Environmental standards. Economic growth can actually harm the environment and people’s living standards. For example, higher output could cause more pollution. If higher growth involves cutting down forests – this could have adverse environmental consequences in long-term.
Transport / Infrastructure Economic development would require improvements in infrastructure and transport. This may be important for regions which may be cut off from the main areas of economic growth.
Measures of economic development
Measuring economic development is not as precise as measuring GDP because it depends on what factors are included in the measure.
There are several different measures of economic development, such as the Human development index (HDI)
Human development index (HDI)
Human development index (HDI) The HDI combines:
- Life Expectancy Index. Average life expectancy compared to a global expected life expectancy.
- Education Index
- mean years of schooling
- expected years of schooling
- Income Index (GNI at PPP)
more on Human development index (HDI)
Factors affecting economic growth in developing countries
- Levels of infrastructure – e.g. transport and communication
- Levels of corruption, e.g what percentage of tax rates are actually collected and spent on public services.
- Educational standards and labour productivity. Basic levels of literacy and education can determine the productivity of the workforce.
- Levels of inward investment. For example, China has invested in many African countries to help export raw materials, that its economy needs.
- Labour mobility. Is labour able to move from relatively unproductive agriculture to more productive manufacturing?
- The flow of foreign aid and investment. Targeted aid, can help improve infrastructure and living standards.
- Level of savings and investment. Higher savings can fund more investment, helping economic growth.
Economic growth without development
It is possible to have economic growth without development. i.e. an increase in GDP, but most people don’t see any actual improvements in living standards. This could occur due to:
- Economic growth may only benefit a small % of the population. For example, if a country produces more oil, it will see an increase in GDP. However, it is possible, that this oil is only owned by one firm, and therefore, the average worker doesn’t really benefit.
- Corruption. A country may see higher GDP, but the benefits of growth may be syphoned into the bank accounts of politicians
- Environmental problems. Producing toxic chemicals will lead to an increase in real GDP. However, without proper regulation, it can also lead to environmental and health problems. This is an example of where growth leads to a decline in living standards for many.

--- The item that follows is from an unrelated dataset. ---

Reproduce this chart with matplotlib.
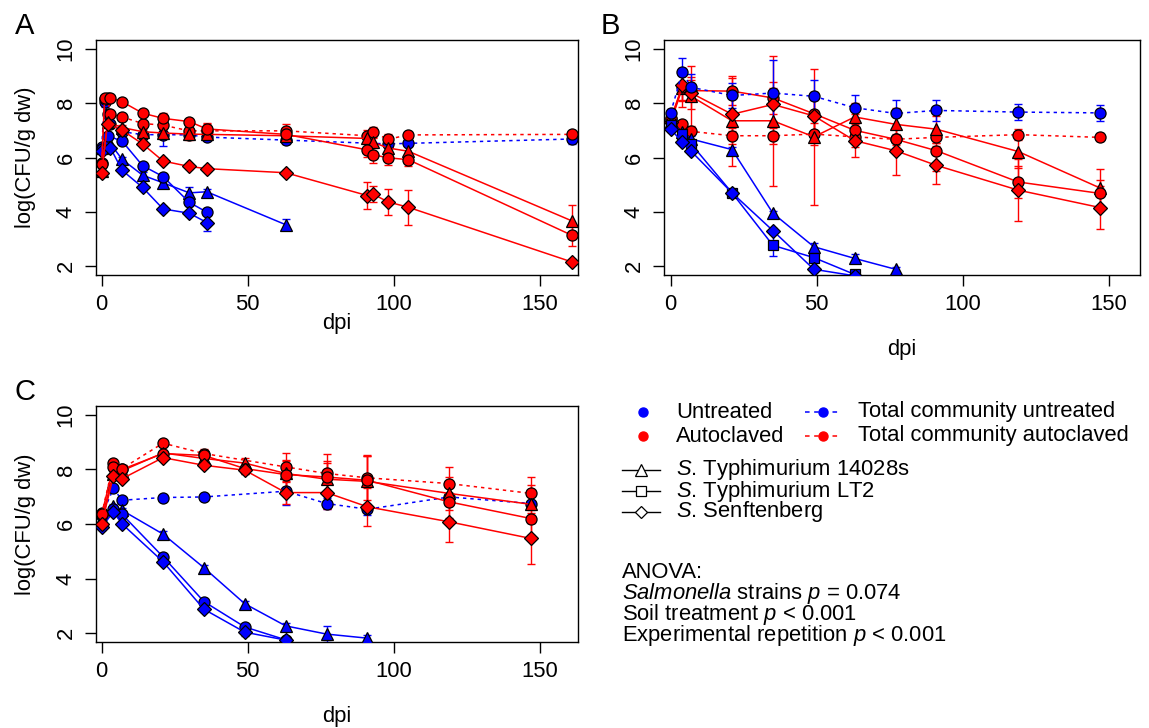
import numpy as np
import matplotlib
matplotlib.use("Agg")
import matplotlib.pyplot as plt

plt.rcParams['font.family'] = ['Liberation Sans', 'DejaVu Sans']
plt.rcParams['mathtext.fontset'] = 'custom'
plt.rcParams['mathtext.rm'] = 'Liberation Sans'
plt.rcParams['mathtext.it'] = 'Liberation Sans:italic'

BLUE = '#0000FF'
RED = '#FF0000'

# ---------------- Panel A ----------------
A_un_tri_t = [0, 2, 7, 14, 21, 30, 36, 63]
A_un_tri_v = [6.35, 6.65, 5.93, 5.35, 5.07, 4.70, 4.74, 3.53]
A_un_tri_e = [0.1, 0.1, 0.1, 0.1, 0.12, 0.2, 0.1, 0.2]
A_un_circ_t = [0, 2, 7, 14, 21, 30, 36]
A_un_circ_v = [6.3, 6.8, 6.6, 5.7, 5.3, 4.35, 3.99]
A_un_circ_e = [0.1, 0.6, 0.1, 0.1, 0.1, 0.15, 0.1]
A_un_dia_t = [0, 3, 7, 14, 21, 30, 36]
A_un_dia_v = [6.25, 6.35, 5.53, 4.9, 4.11, 3.95, 3.61]
A_un_dia_e = [0.1, 0.1, 0.1, 0.1, 0.1, 0.1, 0.3]
A_un_tot_t = [0, 1, 2, 3, 7, 14, 21, 30, 36, 63, 98, 105, 161]
A_un_tot_v = [6.4, 8.05, 7.6, 7.25, 6.95, 6.84, 6.84, 6.83, 6.75, 6.64, 6.5, 6.52, 6.68]
A_un_tot_e = [0.1, 0.2, 0.1, 0.1, 0.1, 0.1, 0.4, 0.1, 0.1, 0.15, 0.1, 0.1, 0.2]

A_au_tri_t = [0, 2, 7, 14, 21, 30, 36, 63, 91, 93, 98, 105, 161]
A_au_tri_v = [5.5, 7.3, 7.1, 6.95, 6.9, 6.86, 6.85, 6.8, 6.7, 6.56, 6.35, 6.23, 3.67]
A_au_tri_e = [0.1, 0.2, 0.1, 0.1, 0.1, 0.2, 0.1, 0.1, 0.2, 0.2, 0.2, 0.2, 0.6]
A_au_circ_t = [0, 1, 3, 7, 14, 21, 30, 36, 63, 91, 93, 98, 105, 161]
A_au_circ_v = [5.75, 8.2, 8.19, 8.05, 7.63, 7.44, 7.32, 7.05, 6.85, 6.28, 6.1, 5.99, 5.92, 3.14]
A_au_circ_e = [0.1, 0.1, 0.1, 0.1, 0.1, 0.2, 0.1, 0.2, 0.1, 0.25, 0.3, 0.25, 0.25, 0.4]
A_au_dia_t = [0, 2, 7, 14, 21, 30, 36, 63, 91, 93, 98, 105, 161]
A_au_dia_v = [5.43, 7.25, 7.0, 6.5, 5.87, 5.67, 5.59, 5.44, 4.6, 4.65, 4.37, 4.17, 2.16]
A_au_dia_e = [0.1, 0.1, 0.1, 0.1, 0.1, 0.1, 0.1, 0.1, 0.5, 0.3, 0.48, 0.64, 0.1]
A_au_tot_t = [0, 1, 2, 3, 7, 14, 21, 30, 36, 63, 91, 93, 98, 105, 161]
A_au_tot_v = [5.8, 8.15, 8.2, 7.6, 7.49, 7.25, 7.19, 6.98, 6.98, 6.98, 6.8, 6.92, 6.67, 6.83, 6.85]
A_au_tot_e = [0.1, 0.1, 0.1, 0.1, 0.1, 0.1, 0.2, 0.3, 0.3, 0.27, 0.2, 0.2, 0.2, 0.1, 0.1]

# ---------------- Panel B ----------------
B_t = [0, 4, 7, 21, 35, 49, 63, 77, 91, 119, 147]
B_un_tri_v = [7.3, 6.92, 6.68, 6.29, 3.95, 2.72, 2.29, 1.89]
B_un_tri_e = [0.1, 0.1, 0.1, 0.1, 0.1, 0.15, 0.15, 0.1]
B_un_sq_v = [7.2, 6.86, 6.5, 4.7, 2.77, 2.32, 1.7]
B_un_sq_e = [0.1, 0.1, 0.1, 0.1, 0.4, 0.1, 0.1]
B_un_dia_v = [7.04, 6.56, 6.23, 4.7, 3.31, 1.89, 1.65]
B_un_dia_e = [0.1, 0.1, 0.1, 0.1, 0.1, 0.1, 0.1]
B_un_tot_v = [7.65, 9.14, 8.58, 8.28, 8.37, 8.25, 7.83, 7.62, 7.73, 7.67, 7.64]
B_un_tot_e = [0.15, 0.5, 0.5, 0.45, 1.2, 0.6, 0.45, 0.5, 0.4, 0.28, 0.3]

B_au_tri_v = [7.3, 8.56, 8.25, 7.35, 7.35, 6.76, 7.49, 7.22, 7.04, 6.22, 4.88]
B_au_tri_e = [0.1, 0.7, 1.1, 1.65, 2.4, 2.5, 0.5, 0.6, 0.5, 0.6, 0.7]
B_au_circ_v = [7.45, 8.6, 8.46, 8.44, 8.19, 7.61, 7.0, 6.67, 6.25, 5.1, 4.68]
B_au_circ_e = [0.1, 0.5, 0.4, 0.5, 0.6, 0.8, 0.6, 0.5, 0.75, 0.6, 0.5]
B_au_dia_v = [7.3, 8.68, 8.37, 7.59, 7.95, 7.53, 6.62, 6.25, 5.71, 4.8, 4.16]
B_au_dia_e = [0.1, 0.6, 0.6, 0.6, 0.6, 0.6, 0.6, 0.9, 0.7, 1.15, 0.8]
B_au_tot_v = [7.41, 7.22, 6.96, 6.8, 6.8, 6.86, 6.76, 6.67, 6.74, 6.84, 6.74]
B_au_tot_e = [0.1, 0.1, 0.1, 0.3, 0.3, 0.4, 0.2, 0.2, 0.2, 0.2, 0.15]

# ---------------- Panel C ----------------
C_t = [0, 4, 7, 21, 35, 49, 63, 77, 91, 119, 147]
C_tot_t = [0, 4, 7, 21, 35, 63, 77, 91, 119, 147]
C_un_tri_v = [6.2, 6.65, 6.5, 5.63, 4.4, 3.08, 2.27, 1.97, 1.82]
C_un_tri_e = [0.1, 0.1, 0.1, 0.1, 0.1, 0.1, 0.1, 0.3, 0.1]
C_un_circ_v = [6.39, 6.55, 6.35, 4.8, 3.16, 2.23, 1.76]
C_un_circ_e = [0.1, 0.1, 0.1, 0.1, 0.1, 0.1, 0.1]
C_un_dia_v = [5.88, 6.45, 6.0, 4.62, 2.88, 2.04, 1.75]
C_un_dia_e = [0.1, 0.1, 0.1, 0.1, 0.1, 0.15, 0.1]
C_un_tot_v = [6.3, 7.3, 6.87, 6.97, 6.99, 7.2, 6.75, 6.54, 6.99, 6.75]
C_un_tot_e = [0.1, 0.1, 0.1, 0.1, 0.1, 0.5, 0.2, 0.2, 0.1, 0.1]

C_au_tri_v = [6.2, 7.82, 7.95, 8.6, 8.4, 8.23, 7.85, 7.64, 7.56, 7.12, 6.72]
C_au_tri_e = [0.1, 0.1, 0.1, 0.1, 0.15, 0.2, 0.5, 0.6, 0.95, 0.6, 0.7]
C_au_circ_v = [6.35, 8.09, 8.0, 8.58, 8.51, 8.03, 7.81, 7.72, 7.6, 6.81, 6.2]
C_au_circ_e = [0.1, 0.1, 0.1, 0.1, 0.1, 0.2, 0.5, 0.6, 0.9, 0.6, 0.6]
C_au_dia_v = [6.0, 7.75, 7.66, 8.43, 8.15, 7.97, 7.15, 7.15, 6.63, 6.08, 5.47]
C_au_dia_e = [0.1, 0.1, 0.1, 0.1, 0.1, 0.15, 0.4, 0.6, 0.7, 0.73, 0.95]
C_au_tot_v = [6.35, 8.23, 8.03, 8.96, 8.58, 8.09, 7.85, 7.69, 7.48, 7.12]
C_au_tot_e = [0.1, 0.1, 0.1, 0.1, 0.15, 0.5, 0.7, 0.8, 0.6, 0.6]

X_TICKS = [0, 50, 100, 150]
Y_TICKS = [2, 4, 6, 8, 10]
FS = 15.8
MS = {'o': 8.0, '^': 9.3, 'D': 6.8, 's': 7.4}


def series(ax, t, v, e, color, marker, ls='-'):
    n = len(v)
    t = t[:n]
    ax.errorbar(t, v, yerr=e, fmt='none', ecolor=color, elinewidth=1.0,
                capsize=3, capthick=1.0, zorder=2)
    if ls == ':':
        linestyle = (0, (2.2, 2.6))
    else:
        linestyle = '-'
    ax.plot(t, v, color=color, ls=linestyle, lw=1.1, marker=marker,
            ms=MS[marker], mfc=color, mec='black', mew=0.9, zorder=3)


def style(ax, xlim, xlabelpad, ylabel=True):
    ax.set_xlim(*xlim)
    ax.set_ylim(1.68, 10.32)
    ax.set_xticks(X_TICKS)
    ax.set_yticks(Y_TICKS)
    ax.set_yticklabels([str(v) for v in Y_TICKS], rotation=90, va='center')
    ax.tick_params(direction='out', length=8, width=1, labelsize=FS, pad=6)
    ax.tick_params(axis='y', pad=6)
    for s in ax.spines.values():
        s.set_linewidth(1.0)
    ax.set_xlabel('dpi', fontsize=FS, labelpad=xlabelpad)
    if ylabel:
        ax.set_ylabel('log(CFU/g dw)', fontsize=FS, labelpad=14)


fig = plt.figure(figsize=(11.49, 7.28), dpi=100)
W, H = 1149.0, 728.0


def px_axes(x0, y0, x1, y1):
    return fig.add_axes([x0 / W, 1 - y1 / H, (x1 - x0) / W, (y1 - y0) / H])


axA = px_axes(96, 40, 578, 275)
axB = px_axes(664, 40, 1140, 275)
axC = px_axes(96, 406, 578, 642)

# Panel A
series(axA, A_un_tot_t, A_un_tot_v, A_un_tot_e, BLUE, 'o', ':')
series(axA, A_un_tri_t, A_un_tri_v, A_un_tri_e, BLUE, '^')
series(axA, A_un_circ_t, A_un_circ_v, A_un_circ_e, BLUE, 'o')
series(axA, A_un_dia_t, A_un_dia_v, A_un_dia_e, BLUE, 'D')
series(axA, A_au_tot_t, A_au_tot_v, A_au_tot_e, RED, 'o', ':')
series(axA, A_au_tri_t, A_au_tri_v, A_au_tri_e, RED, '^')
series(axA, A_au_circ_t, A_au_circ_v, A_au_circ_e, RED, 'o')
series(axA, A_au_dia_t, A_au_dia_v, A_au_dia_e, RED, 'D')
style(axA, (-1.95, 163.1), -2)

# Panel B
series(axB, B_t, B_au_tot_v, B_au_tot_e, RED, 'o', ':')
series(axB, B_t, B_au_tri_v, B_au_tri_e, RED, '^')
series(axB, B_t, B_au_circ_v, B_au_circ_e, RED, 'o')
series(axB, B_t, B_au_dia_v, B_au_dia_e, RED, 'D')
series(axB, B_t, B_un_tri_v, B_un_tri_e, BLUE, '^')
series(axB, B_t, B_un_sq_v, B_un_sq_e, BLUE, 's')
series(axB, B_t, B_un_dia_v, B_un_dia_e, BLUE, 'D')
series(axB, B_t, B_un_tot_v, B_un_tot_e, BLUE, 'o', ':')
style(axB, (-2.3, 160.7), 17, ylabel=False)

# Panel C
series(axC, C_tot_t, C_un_tot_v, C_un_tot_e, BLUE, 'o', ':')
series(axC, C_t, C_un_tri_v, C_un_tri_e, BLUE, '^')
series(axC, C_t, C_un_circ_v, C_un_circ_e, BLUE, 'o')
series(axC, C_t, C_un_dia_v, C_un_dia_e, BLUE, 'D')
series(axC, C_tot_t, C_au_tot_v, C_au_tot_e, RED, 'o', ':')
series(axC, C_t, C_au_tri_v, C_au_tri_e, RED, '^')
series(axC, C_t, C_au_circ_v, C_au_circ_e, RED, 'o')
series(axC, C_t, C_au_dia_v, C_au_dia_e, RED, 'D')
style(axC, (-1.95, 163.1), 17)

# Panel letters
fig.text(15 / W, 1 - 34 / H, 'A', fontsize=21, va='baseline', ha='left')
fig.text(601 / W, 1 - 34 / H, 'B', fontsize=21, va='baseline', ha='left')
fig.text(15 / W, 1 - 400 / H, 'C', fontsize=21, va='baseline', ha='left')

# Legend overlay (pixel coordinates)
lg = fig.add_axes([0, 0, 1, 1], facecolor='none')
lg.set_xlim(0, W)
lg.set_ylim(H, 0)
lg.axis('off')

leg_rows = [412, 436]
lg.plot([643], [leg_rows[0]], 'o', color=BLUE, ms=6.5)
lg.plot([643], [leg_rows[1]], 'o', color=RED, ms=6.5)
lg.text(676, leg_rows[0], 'Untreated', fontsize=FS, va='center', ha='left')
lg.text(676, leg_rows[1], 'Autoclaved', fontsize=FS, va='center', ha='left')
for y, c in zip(leg_rows, [BLUE, RED]):
    lg.plot([805, 841], [y, y], color=c, lw=1.1, ls=(0, (3, 3)))
    lg.plot([823], [y], 'o', color=c, ms=6.5)
lg.text(858, leg_rows[0], 'Total community untreated', fontsize=FS, va='center', ha='left')
lg.text(858, leg_rows[1], 'Total community autoclaved', fontsize=FS, va='center', ha='left')

strain_rows = [470, 491, 512]
strain_markers = ['^', 's', 'D']
strain_names = [r'$\mathit{S}$. Typhimurium 14028s',
                r'$\mathit{S}$. Typhimurium LT2',
                r'$\mathit{S}$. Senftenberg']
for y, m, name in zip(strain_rows, strain_markers, strain_names):
    lg.plot([622, 660], [y, y], color='black', lw=1.0)
    lg.plot([641], [y], marker=m, ms=MS[m] * 0.95, mfc='white', mec='black', mew=0.9)
    lg.text(676, y, name, fontsize=FS, va='center', ha='left')

anova = ['ANOVA:',
         r'$\mathit{Salmonella}$ strains $\mathit{p}$ = 0.074',
         r'Soil treatment $\mathit{p}$ < 0.001',
         r'Experimental repetition $\mathit{p}$ < 0.001']
for i, line in enumerate(anova):
    lg.text(622, 573 + i * 20.7, line, fontsize=FS, va='center', ha='left')

fig.savefig('out.png', dpi=100)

- Congestion. Economic growth can cause an increase in congestion. This means people will spend longer in traffic jams. GDP may increase but they have lower living standards because they spend more time in traffic jams.
- Production not consumed. If a state-owned industry increases output, this is reflected in an increase in GDP. However, if the output is not used by anyone then it causes no actual increase in living standards.
- Military spending. A country may increase GDP by spending more on military goods. However, if this is at the expense of health care and education it can lead to lower living standards.
Evaluation
It depends on the nature of economic growth.
- Are the proceeds of growth used to improve living standards?
- Does everyone benefit from the higher GDP or are the proceeds kept by a small %?
- Might be useful to use statistics like the Human Development Index which look at real GDP, but also education and health care indexes.